Like many Victorian women writers, Rosa Praed was prolific, skilled, successful, popular, and forgotten much more quickly than her male counterparts. Praed made her name with romances and stories of her native Australia, but became much better known in the 1880s as a writer of occult fantasies. Affinities was her first novel of the fantastic. It's a roman a clef-society novel-occult horror about the threat posed to a young womaby a decadent poet and black magician (who is clearly meant to be Oscar Wilde). Praed has an easy, readable style that has aged only a little, and the proselytizing on behalf of Madame Blavatsky and Theosophy is much less obvious in Affinities than in Praed's later work. Affinities isn’t as good as Praed’s The Brother of the Shadow (1886), but nonetheless it's entertaining, found many fans, and is well deserving of the Hugo nomination it would have undoubtedly received.

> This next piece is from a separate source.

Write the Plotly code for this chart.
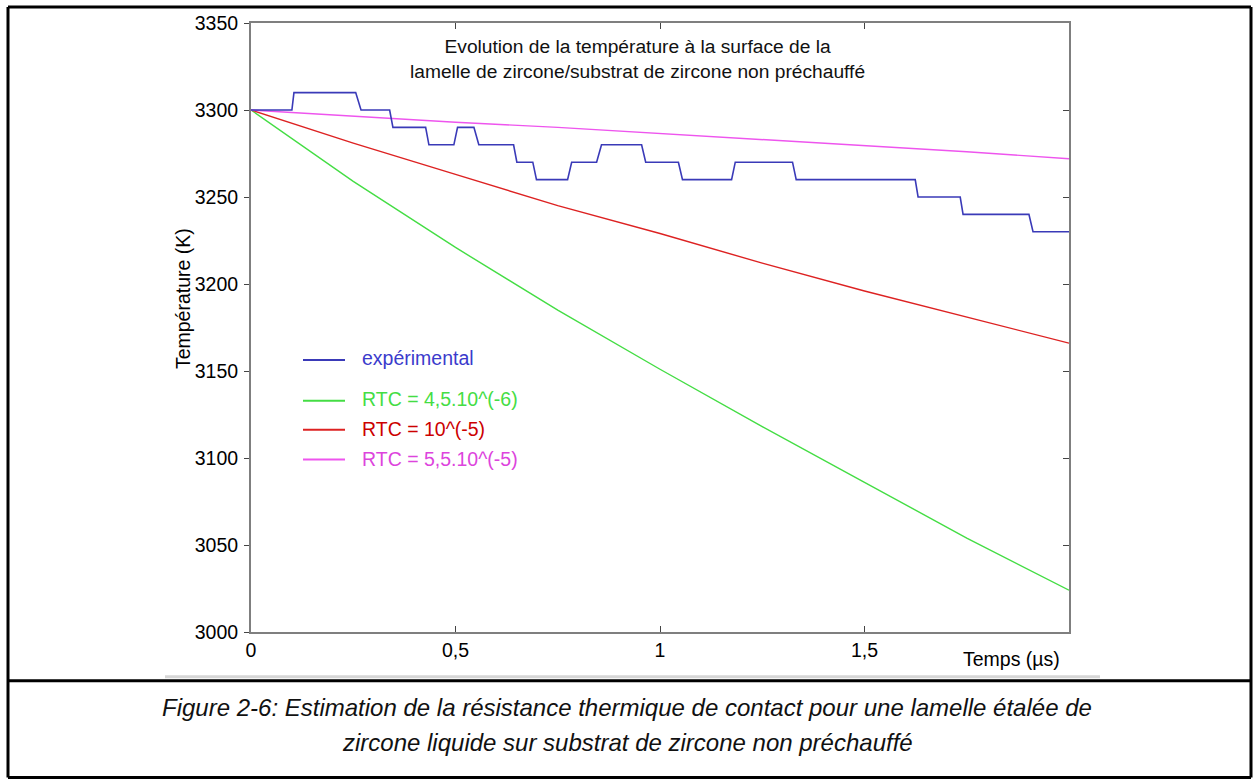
import plotly.graph_objects as go

# ---------------- data ----------------
exp_t = [0.0, 0.100, 0.105, 0.256, 0.269, 0.339, 0.347, 0.427, 0.435, 0.496, 0.505, 0.545,
         0.557, 0.642, 0.650, 0.689, 0.698, 0.774, 0.784, 0.845, 0.857, 0.955, 0.965, 1.045,
         1.055, 1.175, 1.184, 1.324, 1.333, 1.624, 1.631, 1.734, 1.741, 1.902, 1.912, 2.0]
exp_T = [3300, 3300, 3310, 3310, 3300, 3300, 3290, 3290, 3280, 3280, 3290, 3290,
         3280, 3280, 3270, 3270, 3260, 3260, 3270, 3270, 3280, 3280, 3270, 3270,
         3260, 3260, 3270, 3270, 3260, 3260, 3250, 3250, 3240, 3240, 3230, 3230]

model_t = [0.0, 0.25, 0.5, 0.75, 1.0, 1.25, 1.5, 1.75, 2.0]
rtc_45e6 = [3300, 3259, 3221, 3185, 3151, 3118, 3086, 3054, 3024]
rtc_1e5 = [3300, 3281, 3263, 3245, 3229, 3212, 3196, 3181, 3166]
rtc_55e5 = [3300, 3296.5, 3293, 3290, 3286.5, 3283, 3279.5, 3276, 3272]

x_tickvals = [0, 0.5, 1, 1.5]
x_ticktext = ["0", "0,5", "1", "1,5"]
y_tickvals = [3000, 3050, 3100, 3150, 3200, 3250, 3300, 3350]

legend_names = ["expérimental", "RTC = 4,5.10^(-6)", "RTC = 10^(-5)", "RTC = 5,5.10^(-5)"]
line_colors = ["#3a3ab8", "#44dd44", "#dd2222", "#ee55ee"]
text_colors = ["#3b3bcc", "#44dd44", "#cc0000", "#dd44dd"]

title_text = "Evolution de la température à la surface de la<br>lamelle de zircone/substrat de zircone non préchauffé"
caption_lines = ["Figure 2-6: Estimation de la résistance thermique de contact pour une lamelle étalée de",
                 "zircone liquide sur substrat de zircone non préchauffé"]

# ---------------- geometry ----------------
W, H = 1257, 780
L, R, T, B = 251, 1069, 21, 632
FONT = "Liberation Sans, Arial, sans-serif"


def px(x):
    return (x - L) / (R - L)


def py(y):
    return (B - y) / (B - T)


fig = go.Figure()
fig.add_trace(go.Scatter(x=model_t, y=rtc_45e6, mode="lines", line=dict(color=line_colors[1], width=1.4),
                         showlegend=False, hoverinfo="skip"))
fig.add_trace(go.Scatter(x=model_t, y=rtc_1e5, mode="lines", line=dict(color=line_colors[2], width=1.4),
                         showlegend=False, hoverinfo="skip"))
fig.add_trace(go.Scatter(x=model_t, y=rtc_55e5, mode="lines", line=dict(color=line_colors[3], width=1.4),
                         showlegend=False, hoverinfo="skip"))
fig.add_trace(go.Scatter(x=exp_t, y=exp_T, mode="lines", line=dict(color=line_colors[0], width=1.6),
                         showlegend=False, hoverinfo="skip"))
# dummy trace to activate right-side mirror axis
fig.add_trace(go.Scatter(x=[None], y=[None], yaxis="y2", mode="lines", showlegend=False, hoverinfo="skip"))

axis_line = "#7f7f7f"
fig.update_layout(
    width=W, height=H,
    margin=dict(l=L, r=W - R, t=T, b=H - B, pad=0),
    paper_bgcolor="white", plot_bgcolor="white",
    font=dict(family=FONT, color="black", size=19),
    showlegend=False,
    xaxis=dict(range=[0, 2], tickvals=x_tickvals, ticktext=x_ticktext, ticks="inside", ticklen=6,
               tickcolor="#444", showline=True, linecolor=axis_line, linewidth=2, mirror="ticks",
               showgrid=False, zeroline=False, tickfont=dict(size=19.5), fixedrange=True),
    yaxis=dict(range=[3000, 3350], tickvals=y_tickvals, ticks="outside", ticklen=5, tickcolor="#444",
               showline=True, linecolor=axis_line, linewidth=2, mirror=False, showgrid=False,
               zeroline=False, tickfont=dict(size=19.5), ticklabelstandoff=2),
    yaxis2=dict(range=[3000, 3350], tickvals=y_tickvals, ticks="inside", ticklen=6, tickcolor="#444",
                showline=True, linecolor=axis_line, linewidth=2, overlaying="y", side="right",
                showticklabels=False, showgrid=False, zeroline=False),
)

annotations = [
    dict(text=title_text, x=px(637), y=py(57), xref="paper", yref="paper", showarrow=False,
         font=dict(size=19.2, color="#111"), align="center", xanchor="center", yanchor="middle"),
    dict(text="Température (K)", x=px(183), y=py(298), xref="paper", yref="paper", showarrow=False,
         textangle=-90, font=dict(size=19.5), xanchor="center", yanchor="middle"),
    dict(text="Temps (µs)", x=px(1062), y=py(659), xref="paper", yref="paper", showarrow=False,
         font=dict(size=19.5), xanchor="right", yanchor="middle"),
]
for line_txt, yc in zip(caption_lines, [708, 743]):
    annotations.append(dict(text="<i>" + line_txt + "</i>", x=px(627), y=py(yc), xref="paper",
                            yref="paper", showarrow=False, font=dict(size=24, color="#111"),
                            xanchor="center", yanchor="middle"))

shapes = []
legend_y_line = [359, 400, 429, 459]
legend_y_text = [357, 398, 428, 458]
for name, lc, tc, yl, yt in zip(legend_names, line_colors, text_colors, legend_y_line, legend_y_text):
    shapes.append(dict(type="line", xref="paper", yref="paper", x0=px(303), x1=px(345), y0=py(yl),
                       y1=py(yl), line=dict(color=lc, width=2)))
    annotations.append(dict(text=name, x=px(360), y=py(yt), xref="paper", yref="paper", showarrow=False,
                            font=dict(size=19.5, color=tc), xanchor="left", yanchor="middle"))

# grey strip at bottom of the figure image
shapes.append(dict(type="line", xref="paper", yref="paper", x0=px(165), x1=px(1100),
                   y0=py(677), y1=py(677), line=dict(color="#d6d6d6", width=3), layer="below"))

# page frame and divider
frame = [
    (8, 5, 1251, 5), (8, 778, 1251, 778), (8, 5, 8, 778), (1251, 5, 1251, 778), (8, 681, 1251, 681)
]
for x0, y0, x1, y1 in frame:
    shapes.append(dict(type="line", xref="paper", yref="paper", x0=px(x0), x1=px(x1), y0=py(y0),
                       y1=py(y1), line=dict(color="black", width=3)))

fig.update_layout(shapes=shapes, annotations=annotations)

fig.write_html("out.html", config=dict(displayModeBar=False),
               post_script="document.body.style.margin='0';document.body.style.padding='0';")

Praed (1851-1935) had met Mme. Blavatsky and Col. Olcott during their visit to England in 1884. According to the bibliography Theosophy in the Nineteenth Century, Blavatsky appears as Mme. Tamvaco in Affinities. The book is online in a number of editions, including an 1886 edition on the Yellowback site, which contains a list of all the women writers and their works in the Emory University Online Yellowbacks collection. (“yellowbacks are books that were sold in England during the late 19th-century at railway stations.”)
Andrew McCannin adds:
Rosa Campbell Praed left Australia for London in 1876. In the decade or so subsequent to her arrival in the metropolis she forged a successful career as a writer of occult-inspired novels that drew on both theosophical doctrine and a nineteenth-century tradition of popular fiction that included Edward Bulwer-Lytton and Joseph Sheridan Le Fanu. A string of novels published in the 1880s and the early 1890s, including Nadine: the Study of a Woman (1882), Affinities: A Romance of Today (1885), The Brother of the Shadow: A Mystery of Today (1886), and The Soul of Countess Adrian: A Romance (1891), produced a sort of popular aestheticism that melded an interest in fashionable society, a market-oriented Gothicism, and speculations on the philosophy of art that were indicative of Praed’s relationship to a fin-de-siècle Bohemia and its literary circles.
—“Rosa Praed and the Vampire Aesthete,” Victorian Literature and Culture (2007), 35: 175-187.